BRUSSELS, Belgium, May 6, 2004 (ENS) - There is virtually no evidence that air pollution legislation in the European Union has damaged the competitiveness of European industry, according to a consultancy study released by the European Commission's Enterprise Directorate. The study was ordered following an EU conference on industry's environmental performance last November, at which competitiveness concerns were a prominent theme.

Focusing just on air pollution legislation, the Commission's study picks apart the various ways in which it has been claimed that EU controls could be damaging industry and demolishes them.

Air pollution standards in the EU and in major trading partners the United States and Japan are broadly similar, although there are detailed differences.

European legislation tends towards "command and control" regulation more than America's, but in both regions there is a trend towards greater use of economic instruments, which tend to have lower costs to industry.

refinery

Emissions rise from an oil refinery in Teesport, England (Photo courtesy FreeFoto)
The costs to industry of all these laws is similar - industrial environmental expenditure as a percentage of gross value - added is 0.1 percent in Japan and 0.4 percent in both the European Union and United States, the study says.

More important than the four-fold difference is the fact that all the costs are so small as to be unlikely to have competitiveness effects.

EU air pollution controls are indeed stricter - and more strictly enforced - than in trading partners such as China, that are not members of the Organization for Economic Cooperation and Development (OECD), the study concedes.

However, China does have a substantial body of legislation, in some cases comparable with that of the industrialized OECD countries, and there is growing pressure for air quality improvements in China.

Even allowing for lower air pollution standards in developing countries, there is no real evidence of industry relocation in response. In any case, it is clear that labor costs and access to market are much more important than environmental legislation, the study concludes.

In general, air pollution legislation costs less in practice than is predicted before it is passed, the study found.

And though there is some evidence of increased costs, these are usually small in relation to wider price effects or other factors. One example given is that whereas it was predicted that EU vehicle emission controls introduced since 1993 would boost new car prices by up to 20 percent, in practice prices fell by seven percent in real terms.

While attempting to set the historical record straight, the study suggests that the same arguments will have to be fought again over future air pollution changes. Specifically, it notes that the European Union is continuing to tighten its legislation, whereas there are no such plans in Japan, and draft U.S. policy would actually weaken controls in some respects.

Liikanen

EU Enterprise Commissioner Erkki Liikanen of Finland (Photo courtesy European Commission)
Important EU laws affecting industrial emissions are not yet fully implemented. In the EU these laws are known as directives. They include the integrated pollution prevention and control directive, the national emission ceilings directive, daughter laws to the air quality framework directive, the amended large combustion plant directive and, most recently, the EU's greenhouse gas emission trading scheme.

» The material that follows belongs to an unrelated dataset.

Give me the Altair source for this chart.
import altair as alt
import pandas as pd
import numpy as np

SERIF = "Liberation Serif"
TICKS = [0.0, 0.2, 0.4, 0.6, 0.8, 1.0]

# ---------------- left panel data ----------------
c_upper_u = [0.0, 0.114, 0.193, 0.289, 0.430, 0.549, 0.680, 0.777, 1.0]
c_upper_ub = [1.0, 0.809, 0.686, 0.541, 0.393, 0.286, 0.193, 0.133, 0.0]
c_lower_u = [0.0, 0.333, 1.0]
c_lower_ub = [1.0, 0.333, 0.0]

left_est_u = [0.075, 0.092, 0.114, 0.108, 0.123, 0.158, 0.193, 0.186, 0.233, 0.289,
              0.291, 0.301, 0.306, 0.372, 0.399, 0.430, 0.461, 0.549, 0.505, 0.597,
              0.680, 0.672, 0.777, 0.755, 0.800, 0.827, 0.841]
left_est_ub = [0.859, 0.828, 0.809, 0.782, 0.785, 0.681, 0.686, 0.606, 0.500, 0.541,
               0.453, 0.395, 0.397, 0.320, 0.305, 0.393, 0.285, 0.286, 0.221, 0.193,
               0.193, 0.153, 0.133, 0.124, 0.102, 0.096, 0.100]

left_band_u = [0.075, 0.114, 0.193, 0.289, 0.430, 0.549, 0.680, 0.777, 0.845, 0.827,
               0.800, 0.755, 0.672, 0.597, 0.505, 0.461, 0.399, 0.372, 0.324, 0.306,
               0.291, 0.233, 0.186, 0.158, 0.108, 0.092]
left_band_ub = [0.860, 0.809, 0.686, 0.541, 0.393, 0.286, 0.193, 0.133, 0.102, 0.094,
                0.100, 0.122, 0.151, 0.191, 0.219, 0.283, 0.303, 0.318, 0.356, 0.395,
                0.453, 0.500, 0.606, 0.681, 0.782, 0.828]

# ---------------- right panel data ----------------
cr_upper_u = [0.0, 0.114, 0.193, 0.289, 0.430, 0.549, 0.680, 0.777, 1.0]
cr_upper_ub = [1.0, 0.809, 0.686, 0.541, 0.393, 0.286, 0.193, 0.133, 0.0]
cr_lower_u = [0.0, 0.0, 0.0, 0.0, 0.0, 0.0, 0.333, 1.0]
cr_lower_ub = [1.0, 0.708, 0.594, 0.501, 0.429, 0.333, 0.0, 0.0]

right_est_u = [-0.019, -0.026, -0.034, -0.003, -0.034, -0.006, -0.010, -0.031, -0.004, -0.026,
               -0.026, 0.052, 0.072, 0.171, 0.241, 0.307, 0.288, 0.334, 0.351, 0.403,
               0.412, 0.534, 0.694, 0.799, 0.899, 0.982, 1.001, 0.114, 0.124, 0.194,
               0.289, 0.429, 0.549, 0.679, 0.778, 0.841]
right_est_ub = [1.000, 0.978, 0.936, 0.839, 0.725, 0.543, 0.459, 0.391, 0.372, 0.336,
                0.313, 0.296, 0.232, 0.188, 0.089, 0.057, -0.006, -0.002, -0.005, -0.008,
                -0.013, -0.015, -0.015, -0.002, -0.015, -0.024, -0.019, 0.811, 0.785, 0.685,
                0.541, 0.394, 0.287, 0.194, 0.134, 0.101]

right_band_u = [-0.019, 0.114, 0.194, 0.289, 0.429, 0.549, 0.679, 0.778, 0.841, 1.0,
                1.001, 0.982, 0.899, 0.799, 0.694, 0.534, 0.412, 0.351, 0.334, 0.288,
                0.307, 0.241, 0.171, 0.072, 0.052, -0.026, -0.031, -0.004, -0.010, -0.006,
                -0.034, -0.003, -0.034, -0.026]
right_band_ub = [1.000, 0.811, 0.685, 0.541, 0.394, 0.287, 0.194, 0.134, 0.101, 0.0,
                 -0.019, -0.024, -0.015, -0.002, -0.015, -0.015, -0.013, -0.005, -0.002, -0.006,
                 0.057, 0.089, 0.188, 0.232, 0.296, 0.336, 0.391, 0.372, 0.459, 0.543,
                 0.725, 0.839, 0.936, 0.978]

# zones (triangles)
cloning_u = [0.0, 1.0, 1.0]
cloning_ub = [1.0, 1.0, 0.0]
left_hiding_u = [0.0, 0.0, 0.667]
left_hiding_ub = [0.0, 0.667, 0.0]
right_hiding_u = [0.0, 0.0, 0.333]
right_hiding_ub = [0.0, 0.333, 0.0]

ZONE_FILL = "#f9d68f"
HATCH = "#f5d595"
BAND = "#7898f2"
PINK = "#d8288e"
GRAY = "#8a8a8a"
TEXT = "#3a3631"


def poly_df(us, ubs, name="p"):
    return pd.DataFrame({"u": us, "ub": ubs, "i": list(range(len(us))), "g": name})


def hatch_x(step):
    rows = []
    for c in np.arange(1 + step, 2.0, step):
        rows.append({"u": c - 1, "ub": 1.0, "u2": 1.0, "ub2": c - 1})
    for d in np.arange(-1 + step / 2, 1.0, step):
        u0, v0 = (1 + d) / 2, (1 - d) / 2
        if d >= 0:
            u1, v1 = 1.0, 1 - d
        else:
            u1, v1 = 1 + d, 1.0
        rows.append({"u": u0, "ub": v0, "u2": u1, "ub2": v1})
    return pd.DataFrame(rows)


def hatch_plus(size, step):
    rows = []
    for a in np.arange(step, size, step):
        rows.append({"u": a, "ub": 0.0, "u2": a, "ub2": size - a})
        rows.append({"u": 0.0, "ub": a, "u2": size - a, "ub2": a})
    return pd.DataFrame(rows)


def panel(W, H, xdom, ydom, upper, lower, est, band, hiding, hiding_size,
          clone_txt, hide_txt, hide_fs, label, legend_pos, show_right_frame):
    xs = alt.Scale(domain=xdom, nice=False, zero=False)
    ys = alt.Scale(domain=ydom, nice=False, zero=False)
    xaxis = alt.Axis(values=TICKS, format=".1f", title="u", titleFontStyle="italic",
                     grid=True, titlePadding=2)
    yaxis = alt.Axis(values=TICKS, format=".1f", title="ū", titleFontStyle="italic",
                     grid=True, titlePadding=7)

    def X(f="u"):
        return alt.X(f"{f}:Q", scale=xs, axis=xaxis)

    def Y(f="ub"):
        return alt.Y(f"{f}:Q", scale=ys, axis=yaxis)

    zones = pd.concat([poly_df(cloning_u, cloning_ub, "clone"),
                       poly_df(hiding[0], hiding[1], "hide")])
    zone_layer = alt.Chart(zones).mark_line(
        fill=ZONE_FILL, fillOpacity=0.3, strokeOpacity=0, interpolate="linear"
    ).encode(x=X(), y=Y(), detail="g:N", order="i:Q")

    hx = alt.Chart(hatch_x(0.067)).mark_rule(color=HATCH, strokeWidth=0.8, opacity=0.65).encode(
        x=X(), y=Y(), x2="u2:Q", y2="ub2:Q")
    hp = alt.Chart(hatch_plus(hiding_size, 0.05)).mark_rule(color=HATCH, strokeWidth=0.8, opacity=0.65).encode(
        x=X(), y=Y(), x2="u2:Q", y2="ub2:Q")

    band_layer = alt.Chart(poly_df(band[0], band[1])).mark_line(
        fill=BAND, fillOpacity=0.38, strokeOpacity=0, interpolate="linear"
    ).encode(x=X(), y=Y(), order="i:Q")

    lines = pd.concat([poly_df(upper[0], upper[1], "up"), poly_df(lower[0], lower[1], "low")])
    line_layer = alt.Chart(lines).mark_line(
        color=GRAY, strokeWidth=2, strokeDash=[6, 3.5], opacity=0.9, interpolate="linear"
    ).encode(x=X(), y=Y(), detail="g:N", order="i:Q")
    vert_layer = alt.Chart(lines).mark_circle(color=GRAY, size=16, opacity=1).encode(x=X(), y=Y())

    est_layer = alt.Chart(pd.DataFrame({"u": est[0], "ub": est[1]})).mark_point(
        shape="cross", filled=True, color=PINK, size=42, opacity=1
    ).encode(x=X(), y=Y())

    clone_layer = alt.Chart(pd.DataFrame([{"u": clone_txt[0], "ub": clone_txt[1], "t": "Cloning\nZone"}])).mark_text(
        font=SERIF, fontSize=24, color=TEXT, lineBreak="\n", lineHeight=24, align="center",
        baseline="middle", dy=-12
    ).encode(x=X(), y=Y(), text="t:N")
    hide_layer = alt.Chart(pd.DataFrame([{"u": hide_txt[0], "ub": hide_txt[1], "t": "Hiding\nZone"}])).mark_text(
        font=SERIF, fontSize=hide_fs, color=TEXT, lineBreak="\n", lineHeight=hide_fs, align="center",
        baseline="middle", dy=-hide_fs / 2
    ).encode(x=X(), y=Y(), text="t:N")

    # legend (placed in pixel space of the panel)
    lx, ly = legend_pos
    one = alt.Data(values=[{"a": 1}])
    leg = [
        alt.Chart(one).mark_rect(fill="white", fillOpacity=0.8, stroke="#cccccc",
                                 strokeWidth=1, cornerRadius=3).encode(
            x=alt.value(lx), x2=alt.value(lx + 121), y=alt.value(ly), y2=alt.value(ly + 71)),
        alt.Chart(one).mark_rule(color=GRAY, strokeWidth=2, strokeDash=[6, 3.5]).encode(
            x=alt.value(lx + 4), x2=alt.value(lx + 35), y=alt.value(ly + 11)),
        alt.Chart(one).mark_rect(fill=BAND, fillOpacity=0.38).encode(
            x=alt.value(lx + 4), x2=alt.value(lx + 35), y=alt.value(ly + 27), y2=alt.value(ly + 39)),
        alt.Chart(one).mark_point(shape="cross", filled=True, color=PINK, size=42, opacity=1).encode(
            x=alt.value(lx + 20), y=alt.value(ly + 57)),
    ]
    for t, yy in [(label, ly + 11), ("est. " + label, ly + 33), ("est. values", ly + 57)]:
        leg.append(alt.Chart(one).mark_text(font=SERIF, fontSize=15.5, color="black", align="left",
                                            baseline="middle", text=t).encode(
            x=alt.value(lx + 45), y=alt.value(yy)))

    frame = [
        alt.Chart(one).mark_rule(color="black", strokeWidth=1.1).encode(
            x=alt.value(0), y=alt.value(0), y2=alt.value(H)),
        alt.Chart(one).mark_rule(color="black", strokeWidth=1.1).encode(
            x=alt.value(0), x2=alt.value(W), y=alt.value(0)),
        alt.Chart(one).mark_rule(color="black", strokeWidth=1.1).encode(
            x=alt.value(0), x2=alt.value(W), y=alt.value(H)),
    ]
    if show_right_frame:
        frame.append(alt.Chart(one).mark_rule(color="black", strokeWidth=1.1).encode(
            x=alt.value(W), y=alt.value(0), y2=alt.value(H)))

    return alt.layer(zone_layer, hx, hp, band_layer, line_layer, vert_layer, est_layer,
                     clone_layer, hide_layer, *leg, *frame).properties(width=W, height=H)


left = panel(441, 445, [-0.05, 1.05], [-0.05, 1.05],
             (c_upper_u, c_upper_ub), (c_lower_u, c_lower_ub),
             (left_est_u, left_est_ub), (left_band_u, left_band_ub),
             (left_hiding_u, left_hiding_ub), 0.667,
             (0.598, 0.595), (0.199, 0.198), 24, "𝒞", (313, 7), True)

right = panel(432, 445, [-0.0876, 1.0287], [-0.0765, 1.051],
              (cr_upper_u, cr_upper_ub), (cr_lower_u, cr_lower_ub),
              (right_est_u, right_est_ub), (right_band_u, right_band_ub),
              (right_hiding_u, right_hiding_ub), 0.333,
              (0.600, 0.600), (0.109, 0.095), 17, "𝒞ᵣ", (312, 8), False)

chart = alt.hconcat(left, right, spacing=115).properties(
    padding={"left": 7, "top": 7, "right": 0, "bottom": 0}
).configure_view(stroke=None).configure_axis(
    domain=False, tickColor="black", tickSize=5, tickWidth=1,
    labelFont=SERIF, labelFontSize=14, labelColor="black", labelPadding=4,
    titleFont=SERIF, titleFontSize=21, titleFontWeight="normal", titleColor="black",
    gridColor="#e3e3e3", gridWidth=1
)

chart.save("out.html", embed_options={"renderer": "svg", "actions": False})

Next year, the European Commission is due to propose a new EU strategy on air pollution growing out of the Clean Air for Europe program. Taken together, these initiatives "are likely to have very large effects on future air pollution policy and EU industrial performance," the study notes.

At last November's conference, EU Enterprise Commissioner Erkki Liikanen said that an EU communication on sustainable production due out this year would recognize the need for better lawmaking, including independent, nonpolitical impact assessment of new legislative proposals.

Assessments would have to look at "real impacts" of laws on industry, including "cumulative costs" through extra human resource requirements, and the risks of new rules forcing delocalization of industry or even deindustrialization.